━━━━━ GIVEN INFORMATION ━━━━━

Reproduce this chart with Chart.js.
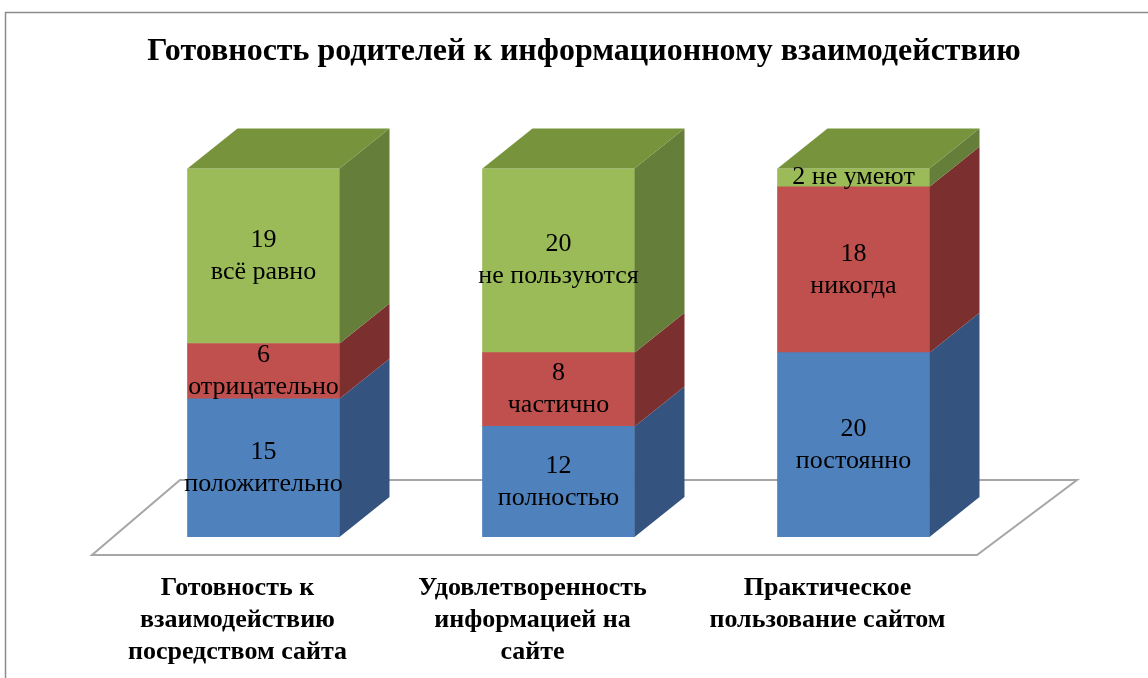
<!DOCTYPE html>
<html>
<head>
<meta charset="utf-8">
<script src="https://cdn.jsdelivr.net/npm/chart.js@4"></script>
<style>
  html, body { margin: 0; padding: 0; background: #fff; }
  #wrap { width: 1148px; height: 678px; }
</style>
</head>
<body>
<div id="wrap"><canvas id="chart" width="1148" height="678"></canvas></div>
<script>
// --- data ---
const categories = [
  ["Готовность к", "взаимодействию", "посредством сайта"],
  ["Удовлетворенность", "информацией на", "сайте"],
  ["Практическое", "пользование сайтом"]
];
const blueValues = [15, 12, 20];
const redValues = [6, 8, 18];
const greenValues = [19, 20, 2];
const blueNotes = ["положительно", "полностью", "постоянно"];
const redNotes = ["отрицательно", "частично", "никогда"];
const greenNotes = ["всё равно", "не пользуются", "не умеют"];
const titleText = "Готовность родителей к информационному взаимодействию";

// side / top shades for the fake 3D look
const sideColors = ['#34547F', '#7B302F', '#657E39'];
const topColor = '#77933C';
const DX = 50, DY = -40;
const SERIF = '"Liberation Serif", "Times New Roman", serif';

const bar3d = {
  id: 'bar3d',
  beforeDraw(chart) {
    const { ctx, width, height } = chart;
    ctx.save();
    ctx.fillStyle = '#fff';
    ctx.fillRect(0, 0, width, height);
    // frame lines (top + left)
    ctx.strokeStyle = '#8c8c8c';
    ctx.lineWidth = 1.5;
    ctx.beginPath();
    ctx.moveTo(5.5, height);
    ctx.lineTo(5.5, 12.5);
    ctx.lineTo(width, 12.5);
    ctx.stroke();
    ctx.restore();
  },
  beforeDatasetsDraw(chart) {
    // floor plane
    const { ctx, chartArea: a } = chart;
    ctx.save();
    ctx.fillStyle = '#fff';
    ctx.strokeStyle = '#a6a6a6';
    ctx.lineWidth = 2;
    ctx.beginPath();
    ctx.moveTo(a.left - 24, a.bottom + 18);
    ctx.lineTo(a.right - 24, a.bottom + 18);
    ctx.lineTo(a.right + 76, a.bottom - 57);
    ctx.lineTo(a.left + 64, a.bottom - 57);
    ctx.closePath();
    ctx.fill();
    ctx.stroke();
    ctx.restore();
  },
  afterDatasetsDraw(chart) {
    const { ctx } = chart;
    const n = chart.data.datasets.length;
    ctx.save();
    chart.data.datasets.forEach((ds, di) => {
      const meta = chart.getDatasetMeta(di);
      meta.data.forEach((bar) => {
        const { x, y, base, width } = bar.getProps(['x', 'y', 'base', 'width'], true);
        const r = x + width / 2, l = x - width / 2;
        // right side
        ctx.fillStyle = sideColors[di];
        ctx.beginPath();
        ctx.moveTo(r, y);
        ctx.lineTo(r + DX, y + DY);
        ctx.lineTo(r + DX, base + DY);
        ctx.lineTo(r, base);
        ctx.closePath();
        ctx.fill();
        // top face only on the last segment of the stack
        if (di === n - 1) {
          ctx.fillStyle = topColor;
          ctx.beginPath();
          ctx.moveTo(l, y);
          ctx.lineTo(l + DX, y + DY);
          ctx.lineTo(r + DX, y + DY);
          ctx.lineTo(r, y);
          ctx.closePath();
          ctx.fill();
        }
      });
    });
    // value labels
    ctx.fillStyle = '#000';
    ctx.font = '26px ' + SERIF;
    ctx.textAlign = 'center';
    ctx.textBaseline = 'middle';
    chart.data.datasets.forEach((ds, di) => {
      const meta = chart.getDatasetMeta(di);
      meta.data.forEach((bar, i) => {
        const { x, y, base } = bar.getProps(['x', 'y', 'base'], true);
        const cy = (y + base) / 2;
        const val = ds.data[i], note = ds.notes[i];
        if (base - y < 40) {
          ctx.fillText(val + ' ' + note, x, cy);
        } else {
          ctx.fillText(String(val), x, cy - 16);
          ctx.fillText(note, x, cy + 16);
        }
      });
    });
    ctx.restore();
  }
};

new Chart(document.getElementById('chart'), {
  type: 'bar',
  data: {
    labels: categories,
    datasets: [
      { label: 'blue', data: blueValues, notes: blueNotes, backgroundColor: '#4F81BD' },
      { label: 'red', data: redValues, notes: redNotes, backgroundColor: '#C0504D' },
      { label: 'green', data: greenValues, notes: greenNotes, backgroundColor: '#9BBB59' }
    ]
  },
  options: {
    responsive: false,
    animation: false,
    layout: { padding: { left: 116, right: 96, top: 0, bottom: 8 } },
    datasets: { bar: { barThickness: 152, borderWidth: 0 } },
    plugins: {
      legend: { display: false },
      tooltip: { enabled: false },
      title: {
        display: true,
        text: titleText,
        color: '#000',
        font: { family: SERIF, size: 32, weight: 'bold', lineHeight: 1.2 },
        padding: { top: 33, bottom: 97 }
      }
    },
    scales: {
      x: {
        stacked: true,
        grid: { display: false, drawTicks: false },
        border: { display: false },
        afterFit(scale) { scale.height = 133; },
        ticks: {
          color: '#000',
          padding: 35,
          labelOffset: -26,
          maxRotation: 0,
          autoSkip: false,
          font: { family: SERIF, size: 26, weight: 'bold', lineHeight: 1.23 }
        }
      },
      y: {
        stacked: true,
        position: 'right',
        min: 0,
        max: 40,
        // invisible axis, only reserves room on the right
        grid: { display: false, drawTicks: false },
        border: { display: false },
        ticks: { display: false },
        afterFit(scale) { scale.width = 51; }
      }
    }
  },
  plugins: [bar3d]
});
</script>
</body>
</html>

━━━━━

BRIEF :: Omit every picture, then repeat the remaining data exactly as it appears above.

SOLUTION FOR THIS EXERCISE ::
Reproduce this chart with Chart.js.
<!DOCTYPE html>
<html>
<head>
<meta charset="utf-8">
<script src="https://cdn.jsdelivr.net/npm/chart.js@4"></script>
<style>
  html, body { margin: 0; padding: 0; background: #fff; }
  #wrap { width: 1148px; height: 678px; }
</style>
</head>
<body>
<div id="wrap"><canvas id="chart" width="1148" height="678"></canvas></div>
<script>
// --- data ---
const categories = [
  ["Готовность к", "взаимодействию", "посредством сайта"],
  ["Удовлетворенность", "информацией на", "сайте"],
  ["Практическое", "пользование сайтом"]
];
const blueValues = [15, 12, 20];
const redValues = [6, 8, 18];
const greenValues = [19, 20, 2];
const blueNotes = ["положительно", "полностью", "постоянно"];
const redNotes = ["отрицательно", "частично", "никогда"];
const greenNotes = ["всё равно", "не пользуются", "не умеют"];
const titleText = "Готовность родителей к информационному взаимодействию";

// side / top shades for the fake 3D look
const sideColors = ['#34547F', '#7B302F', '#657E39'];
const topColor = '#77933C';
const DX = 50, DY = -40;
const SERIF = '"Liberation Serif", "Times New Roman", serif';

const bar3d = {
  id: 'bar3d',
  beforeDraw(chart) {
    const { ctx, width, height } = chart;
    ctx.save();
    ctx.fillStyle = '#fff';
    ctx.fillRect(0, 0, width, height);
    // frame lines (top + left)
    ctx.strokeStyle = '#8c8c8c';
    ctx.lineWidth = 1.5;
    ctx.beginPath();
    ctx.moveTo(5.5, height);
    ctx.lineTo(5.5, 12.5);
    ctx.lineTo(width, 12.5);
    ctx.stroke();
    ctx.restore();
  },
  beforeDatasetsDraw(chart) {
    // floor plane
    const { ctx, chartArea: a } = chart;
    ctx.save();
    ctx.fillStyle = '#fff';
    ctx.strokeStyle = '#a6a6a6';
    ctx.lineWidth = 2;
    ctx.beginPath();
    ctx.moveTo(a.left - 24, a.bottom + 18);
    ctx.lineTo(a.right - 24, a.bottom + 18);
    ctx.lineTo(a.right + 76, a.bottom - 57);
    ctx.lineTo(a.left + 64, a.bottom - 57);
    ctx.closePath();
    ctx.fill();
    ctx.stroke();
    ctx.restore();
  },
  afterDatasetsDraw(chart) {
    const { ctx } = chart;
    const n = chart.data.datasets.length;
    ctx.save();
    chart.data.datasets.forEach((ds, di) => {
      const meta = chart.getDatasetMeta(di);
      meta.data.forEach((bar) => {
        const { x, y, base, width } = bar.getProps(['x', 'y', 'base', 'width'], true);
        const r = x + width / 2, l = x - width / 2;
        // right side
        ctx.fillStyle = sideColors[di];
        ctx.beginPath();
        ctx.moveTo(r, y);
        ctx.lineTo(r + DX, y + DY);
        ctx.lineTo(r + DX, base + DY);
        ctx.lineTo(r, base);
        ctx.closePath();
        ctx.fill();
        // top face only on the last segment of the stack
        if (di === n - 1) {
          ctx.fillStyle = topColor;
          ctx.beginPath();
          ctx.moveTo(l, y);
          ctx.lineTo(l + DX, y + DY);
          ctx.lineTo(r + DX, y + DY);
          ctx.lineTo(r, y);
          ctx.closePath();
          ctx.fill();
        }
      });
    });
    // value labels
    ctx.fillStyle = '#000';
    ctx.font = '26px ' + SERIF;
    ctx.textAlign = 'center';
    ctx.textBaseline = 'middle';
    chart.data.datasets.forEach((ds, di) => {
      const meta = chart.getDatasetMeta(di);
      meta.data.forEach((bar, i) => {
        const { x, y, base } = bar.getProps(['x', 'y', 'base'], true);
        const cy = (y + base) / 2;
        const val = ds.data[i], note = ds.notes[i];
        if (base - y < 40) {
          ctx.fillText(val + ' ' + note, x, cy);
        } else {
          ctx.fillText(String(val), x, cy - 16);
          ctx.fillText(note, x, cy + 16);
        }
      });
    });
    ctx.restore();
  }
};

new Chart(document.getElementById('chart'), {
  type: 'bar',
  data: {
    labels: categories,
    datasets: [
      { label: 'blue', data: blueValues, notes: blueNotes, backgroundColor: '#4F81BD' },
      { label: 'red', data: redValues, notes: redNotes, backgroundColor: '#C0504D' },
      { label: 'green', data: greenValues, notes: greenNotes, backgroundColor: '#9BBB59' }
    ]
  },
  options: {
    responsive: false,
    animation: false,
    layout: { padding: { left: 116, right: 96, top: 0, bottom: 8 } },
    datasets: { bar: { barThickness: 152, borderWidth: 0 } },
    plugins: {
      legend: { display: false },
      tooltip: { enabled: false },
      title: {
        display: true,
        text: titleText,
        color: '#000',
        font: { family: SERIF, size: 32, weight: 'bold', lineHeight: 1.2 },
        padding: { top: 33, bottom: 97 }
      }
    },
    scales: {
      x: {
        stacked: true,
        grid: { display: false, drawTicks: false },
        border: { display: false },
        afterFit(scale) { scale.height = 133; },
        ticks: {
          color: '#000',
          padding: 35,
          labelOffset: -26,
          maxRotation: 0,
          autoSkip: false,
          font: { family: SERIF, size: 26, weight: 'bold', lineHeight: 1.23 }
        }
      },
      y: {
        stacked: true,
        position: 'right',
        min: 0,
        max: 40,
        // invisible axis, only reserves room on the right
        grid: { display: false, drawTicks: false },
        border: { display: false },
        ticks: { display: false },
        afterFit(scale) { scale.width = 51; }
      }
    }
  },
  plugins: [bar3d]
});
</script>
</body>
</html>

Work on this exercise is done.